- **DATA SEGMENT**
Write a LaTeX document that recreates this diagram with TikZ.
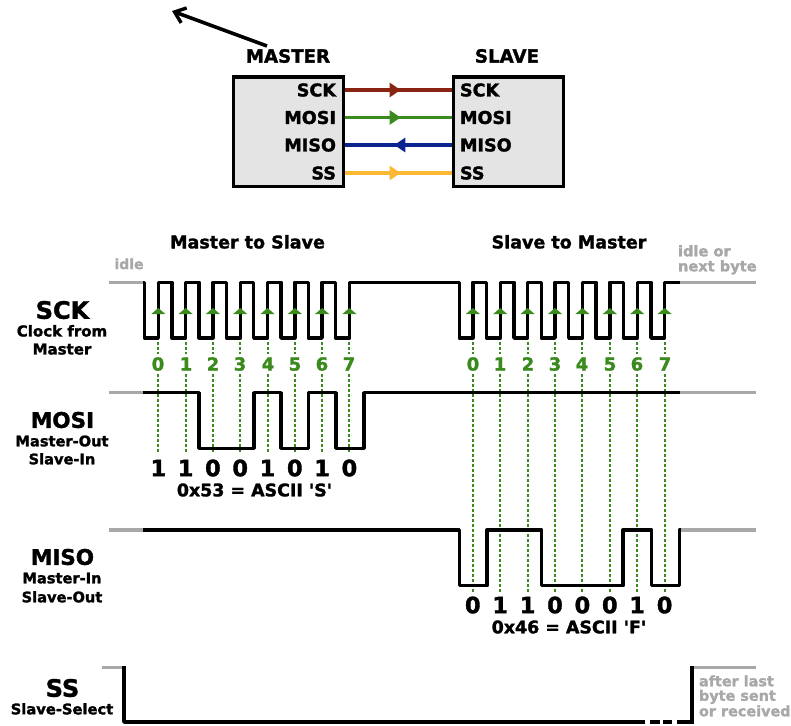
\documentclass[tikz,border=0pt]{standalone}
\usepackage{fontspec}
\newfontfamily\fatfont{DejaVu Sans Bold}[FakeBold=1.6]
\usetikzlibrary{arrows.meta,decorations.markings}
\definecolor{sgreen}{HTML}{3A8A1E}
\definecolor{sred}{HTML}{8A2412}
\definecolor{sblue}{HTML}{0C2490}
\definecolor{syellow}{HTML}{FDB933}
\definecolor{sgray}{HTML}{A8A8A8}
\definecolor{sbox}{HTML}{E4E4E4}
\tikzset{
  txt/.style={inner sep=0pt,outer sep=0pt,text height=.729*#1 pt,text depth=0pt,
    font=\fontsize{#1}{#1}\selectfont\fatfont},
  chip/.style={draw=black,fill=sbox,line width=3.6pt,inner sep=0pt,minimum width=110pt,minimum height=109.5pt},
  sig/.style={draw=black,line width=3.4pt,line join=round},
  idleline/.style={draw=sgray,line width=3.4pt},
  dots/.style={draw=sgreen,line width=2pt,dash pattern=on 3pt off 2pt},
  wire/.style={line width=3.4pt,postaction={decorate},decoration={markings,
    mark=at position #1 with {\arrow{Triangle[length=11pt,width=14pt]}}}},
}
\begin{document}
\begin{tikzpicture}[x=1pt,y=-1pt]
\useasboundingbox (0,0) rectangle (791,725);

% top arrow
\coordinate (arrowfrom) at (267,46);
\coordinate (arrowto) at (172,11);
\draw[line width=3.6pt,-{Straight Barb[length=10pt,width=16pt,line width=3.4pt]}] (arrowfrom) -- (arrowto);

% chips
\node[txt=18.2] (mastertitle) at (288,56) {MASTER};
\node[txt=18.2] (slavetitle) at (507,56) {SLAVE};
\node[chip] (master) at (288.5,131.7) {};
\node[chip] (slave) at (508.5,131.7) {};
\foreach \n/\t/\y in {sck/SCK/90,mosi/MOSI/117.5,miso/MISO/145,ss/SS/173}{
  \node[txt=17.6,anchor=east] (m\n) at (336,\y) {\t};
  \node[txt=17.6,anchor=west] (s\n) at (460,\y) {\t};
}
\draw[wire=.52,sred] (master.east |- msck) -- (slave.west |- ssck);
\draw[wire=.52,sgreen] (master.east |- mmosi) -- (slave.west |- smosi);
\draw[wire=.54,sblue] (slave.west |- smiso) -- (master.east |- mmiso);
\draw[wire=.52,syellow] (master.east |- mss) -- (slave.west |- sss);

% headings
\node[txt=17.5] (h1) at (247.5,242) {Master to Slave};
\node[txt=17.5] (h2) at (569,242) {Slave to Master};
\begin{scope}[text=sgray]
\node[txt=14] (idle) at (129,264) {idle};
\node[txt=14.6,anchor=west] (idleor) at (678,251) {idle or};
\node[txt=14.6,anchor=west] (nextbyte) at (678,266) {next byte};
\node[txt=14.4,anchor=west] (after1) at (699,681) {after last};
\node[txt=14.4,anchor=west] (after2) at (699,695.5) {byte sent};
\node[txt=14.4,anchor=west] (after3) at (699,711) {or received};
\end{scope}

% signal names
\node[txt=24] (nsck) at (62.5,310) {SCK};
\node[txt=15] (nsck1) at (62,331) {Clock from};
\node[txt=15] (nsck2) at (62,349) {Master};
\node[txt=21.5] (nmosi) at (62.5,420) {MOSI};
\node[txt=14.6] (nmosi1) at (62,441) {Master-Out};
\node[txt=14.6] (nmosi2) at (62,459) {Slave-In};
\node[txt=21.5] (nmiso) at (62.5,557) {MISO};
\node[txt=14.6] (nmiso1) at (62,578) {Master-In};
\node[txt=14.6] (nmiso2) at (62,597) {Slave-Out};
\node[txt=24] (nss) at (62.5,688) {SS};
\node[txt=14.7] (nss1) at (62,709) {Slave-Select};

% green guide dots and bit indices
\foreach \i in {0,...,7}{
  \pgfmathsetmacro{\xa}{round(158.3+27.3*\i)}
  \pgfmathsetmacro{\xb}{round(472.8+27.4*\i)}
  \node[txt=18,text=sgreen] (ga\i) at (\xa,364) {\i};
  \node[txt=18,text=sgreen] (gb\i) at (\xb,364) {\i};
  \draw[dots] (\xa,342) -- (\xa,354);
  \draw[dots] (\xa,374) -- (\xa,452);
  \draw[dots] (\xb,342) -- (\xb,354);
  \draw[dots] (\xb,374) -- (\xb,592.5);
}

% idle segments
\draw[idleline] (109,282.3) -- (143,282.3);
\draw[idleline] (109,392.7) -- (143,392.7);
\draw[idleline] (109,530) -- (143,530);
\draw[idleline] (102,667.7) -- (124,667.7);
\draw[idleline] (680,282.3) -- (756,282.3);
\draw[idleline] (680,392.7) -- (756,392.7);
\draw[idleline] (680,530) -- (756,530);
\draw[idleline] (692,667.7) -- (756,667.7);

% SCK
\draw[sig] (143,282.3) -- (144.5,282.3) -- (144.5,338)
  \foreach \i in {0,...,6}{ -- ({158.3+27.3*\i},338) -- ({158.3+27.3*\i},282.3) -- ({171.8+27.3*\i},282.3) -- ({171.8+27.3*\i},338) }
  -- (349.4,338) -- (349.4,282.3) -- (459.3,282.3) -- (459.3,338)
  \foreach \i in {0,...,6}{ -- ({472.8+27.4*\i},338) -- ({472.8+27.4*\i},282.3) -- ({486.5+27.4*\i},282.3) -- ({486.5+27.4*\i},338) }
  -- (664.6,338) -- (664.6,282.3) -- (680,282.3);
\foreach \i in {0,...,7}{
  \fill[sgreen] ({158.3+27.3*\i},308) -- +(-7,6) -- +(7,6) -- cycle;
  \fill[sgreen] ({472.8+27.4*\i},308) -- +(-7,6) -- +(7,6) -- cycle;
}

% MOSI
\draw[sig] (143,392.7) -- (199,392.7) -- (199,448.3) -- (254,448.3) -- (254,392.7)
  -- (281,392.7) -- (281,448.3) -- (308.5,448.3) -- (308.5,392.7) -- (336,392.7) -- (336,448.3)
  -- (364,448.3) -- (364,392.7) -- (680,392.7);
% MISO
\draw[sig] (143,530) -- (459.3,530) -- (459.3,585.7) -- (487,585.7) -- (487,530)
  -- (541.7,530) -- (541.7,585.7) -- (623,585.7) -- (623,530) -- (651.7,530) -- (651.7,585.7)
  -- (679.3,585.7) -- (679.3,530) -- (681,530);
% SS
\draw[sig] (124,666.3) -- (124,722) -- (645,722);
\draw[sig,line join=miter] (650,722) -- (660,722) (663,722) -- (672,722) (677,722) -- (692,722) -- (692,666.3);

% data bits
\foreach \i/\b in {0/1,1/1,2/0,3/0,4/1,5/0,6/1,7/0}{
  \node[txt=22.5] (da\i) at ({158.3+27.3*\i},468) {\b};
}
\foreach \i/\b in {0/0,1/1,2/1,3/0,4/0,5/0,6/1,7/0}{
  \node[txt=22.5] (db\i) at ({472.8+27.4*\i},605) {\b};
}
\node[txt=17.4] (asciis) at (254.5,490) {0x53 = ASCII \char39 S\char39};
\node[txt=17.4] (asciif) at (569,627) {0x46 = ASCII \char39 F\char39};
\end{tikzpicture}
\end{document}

- **GOAL**
Retype everything in the material word for word, minus pictures.

- **EXERCISE RESULT**
Write a LaTeX document that recreates this diagram with TikZ.
\documentclass[tikz,border=0pt]{standalone}
\usepackage{fontspec}
\newfontfamily\fatfont{DejaVu Sans Bold}[FakeBold=1.6]
\usetikzlibrary{arrows.meta,decorations.markings}
\definecolor{sgreen}{HTML}{3A8A1E}
\definecolor{sred}{HTML}{8A2412}
\definecolor{sblue}{HTML}{0C2490}
\definecolor{syellow}{HTML}{FDB933}
\definecolor{sgray}{HTML}{A8A8A8}
\definecolor{sbox}{HTML}{E4E4E4}
\tikzset{
  txt/.style={inner sep=0pt,outer sep=0pt,text height=.729*#1 pt,text depth=0pt,
    font=\fontsize{#1}{#1}\selectfont\fatfont},
  chip/.style={draw=black,fill=sbox,line width=3.6pt,inner sep=0pt,minimum width=110pt,minimum height=109.5pt},
  sig/.style={draw=black,line width=3.4pt,line join=round},
  idleline/.style={draw=sgray,line width=3.4pt},
  dots/.style={draw=sgreen,line width=2pt,dash pattern=on 3pt off 2pt},
  wire/.style={line width=3.4pt,postaction={decorate},decoration={markings,
    mark=at position #1 with {\arrow{Triangle[length=11pt,width=14pt]}}}},
}
\begin{document}
\begin{tikzpicture}[x=1pt,y=-1pt]
\useasboundingbox (0,0) rectangle (791,725);

% top arrow
\coordinate (arrowfrom) at (267,46);
\coordinate (arrowto) at (172,11);
\draw[line width=3.6pt,-{Straight Barb[length=10pt,width=16pt,line width=3.4pt]}] (arrowfrom) -- (arrowto);

% chips
\node[txt=18.2] (mastertitle) at (288,56) {MASTER};
\node[txt=18.2] (slavetitle) at (507,56) {SLAVE};
\node[chip] (master) at (288.5,131.7) {};
\node[chip] (slave) at (508.5,131.7) {};
\foreach \n/\t/\y in {sck/SCK/90,mosi/MOSI/117.5,miso/MISO/145,ss/SS/173}{
  \node[txt=17.6,anchor=east] (m\n) at (336,\y) {\t};
  \node[txt=17.6,anchor=west] (s\n) at (460,\y) {\t};
}
\draw[wire=.52,sred] (master.east |- msck) -- (slave.west |- ssck);
\draw[wire=.52,sgreen] (master.east |- mmosi) -- (slave.west |- smosi);
\draw[wire=.54,sblue] (slave.west |- smiso) -- (master.east |- mmiso);
\draw[wire=.52,syellow] (master.east |- mss) -- (slave.west |- sss);

% headings
\node[txt=17.5] (h1) at (247.5,242) {Master to Slave};
\node[txt=17.5] (h2) at (569,242) {Slave to Master};
\begin{scope}[text=sgray]
\node[txt=14] (idle) at (129,264) {idle};
\node[txt=14.6,anchor=west] (idleor) at (678,251) {idle or};
\node[txt=14.6,anchor=west] (nextbyte) at (678,266) {next byte};
\node[txt=14.4,anchor=west] (after1) at (699,681) {after last};
\node[txt=14.4,anchor=west] (after2) at (699,695.5) {byte sent};
\node[txt=14.4,anchor=west] (after3) at (699,711) {or received};
\end{scope}

% signal names
\node[txt=24] (nsck) at (62.5,310) {SCK};
\node[txt=15] (nsck1) at (62,331) {Clock from};
\node[txt=15] (nsck2) at (62,349) {Master};
\node[txt=21.5] (nmosi) at (62.5,420) {MOSI};
\node[txt=14.6] (nmosi1) at (62,441) {Master-Out};
\node[txt=14.6] (nmosi2) at (62,459) {Slave-In};
\node[txt=21.5] (nmiso) at (62.5,557) {MISO};
\node[txt=14.6] (nmiso1) at (62,578) {Master-In};
\node[txt=14.6] (nmiso2) at (62,597) {Slave-Out};
\node[txt=24] (nss) at (62.5,688) {SS};
\node[txt=14.7] (nss1) at (62,709) {Slave-Select};

% green guide dots and bit indices
\foreach \i in {0,...,7}{
  \pgfmathsetmacro{\xa}{round(158.3+27.3*\i)}
  \pgfmathsetmacro{\xb}{round(472.8+27.4*\i)}
  \node[txt=18,text=sgreen] (ga\i) at (\xa,364) {\i};
  \node[txt=18,text=sgreen] (gb\i) at (\xb,364) {\i};
  \draw[dots] (\xa,342) -- (\xa,354);
  \draw[dots] (\xa,374) -- (\xa,452);
  \draw[dots] (\xb,342) -- (\xb,354);
  \draw[dots] (\xb,374) -- (\xb,592.5);
}

% idle segments
\draw[idleline] (109,282.3) -- (143,282.3);
\draw[idleline] (109,392.7) -- (143,392.7);
\draw[idleline] (109,530) -- (143,530);
\draw[idleline] (102,667.7) -- (124,667.7);
\draw[idleline] (680,282.3) -- (756,282.3);
\draw[idleline] (680,392.7) -- (756,392.7);
\draw[idleline] (680,530) -- (756,530);
\draw[idleline] (692,667.7) -- (756,667.7);

% SCK
\draw[sig] (143,282.3) -- (144.5,282.3) -- (144.5,338)
  \foreach \i in {0,...,6}{ -- ({158.3+27.3*\i},338) -- ({158.3+27.3*\i},282.3) -- ({171.8+27.3*\i},282.3) -- ({171.8+27.3*\i},338) }
  -- (349.4,338) -- (349.4,282.3) -- (459.3,282.3) -- (459.3,338)
  \foreach \i in {0,...,6}{ -- ({472.8+27.4*\i},338) -- ({472.8+27.4*\i},282.3) -- ({486.5+27.4*\i},282.3) -- ({486.5+27.4*\i},338) }
  -- (664.6,338) -- (664.6,282.3) -- (680,282.3);
\foreach \i in {0,...,7}{
  \fill[sgreen] ({158.3+27.3*\i},308) -- +(-7,6) -- +(7,6) -- cycle;
  \fill[sgreen] ({472.8+27.4*\i},308) -- +(-7,6) -- +(7,6) -- cycle;
}

% MOSI
\draw[sig] (143,392.7) -- (199,392.7) -- (199,448.3) -- (254,448.3) -- (254,392.7)
  -- (281,392.7) -- (281,448.3) -- (308.5,448.3) -- (308.5,392.7) -- (336,392.7) -- (336,448.3)
  -- (364,448.3) -- (364,392.7) -- (680,392.7);
% MISO
\draw[sig] (143,530) -- (459.3,530) -- (459.3,585.7) -- (487,585.7) -- (487,530)
  -- (541.7,530) -- (541.7,585.7) -- (623,585.7) -- (623,530) -- (651.7,530) -- (651.7,585.7)
  -- (679.3,585.7) -- (679.3,530) -- (681,530);
% SS
\draw[sig] (124,666.3) -- (124,722) -- (645,722);
\draw[sig,line join=miter] (650,722) -- (660,722) (663,722) -- (672,722) (677,722) -- (692,722) -- (692,666.3);

% data bits
\foreach \i/\b in {0/1,1/1,2/0,3/0,4/1,5/0,6/1,7/0}{
  \node[txt=22.5] (da\i) at ({158.3+27.3*\i},468) {\b};
}
\foreach \i/\b in {0/0,1/1,2/1,3/0,4/0,5/0,6/1,7/0}{
  \node[txt=22.5] (db\i) at ({472.8+27.4*\i},605) {\b};
}
\node[txt=17.4] (asciis) at (254.5,490) {0x53 = ASCII \char39 S\char39};
\node[txt=17.4] (asciif) at (569,627) {0x46 = ASCII \char39 F\char39};
\end{tikzpicture}
\end{document}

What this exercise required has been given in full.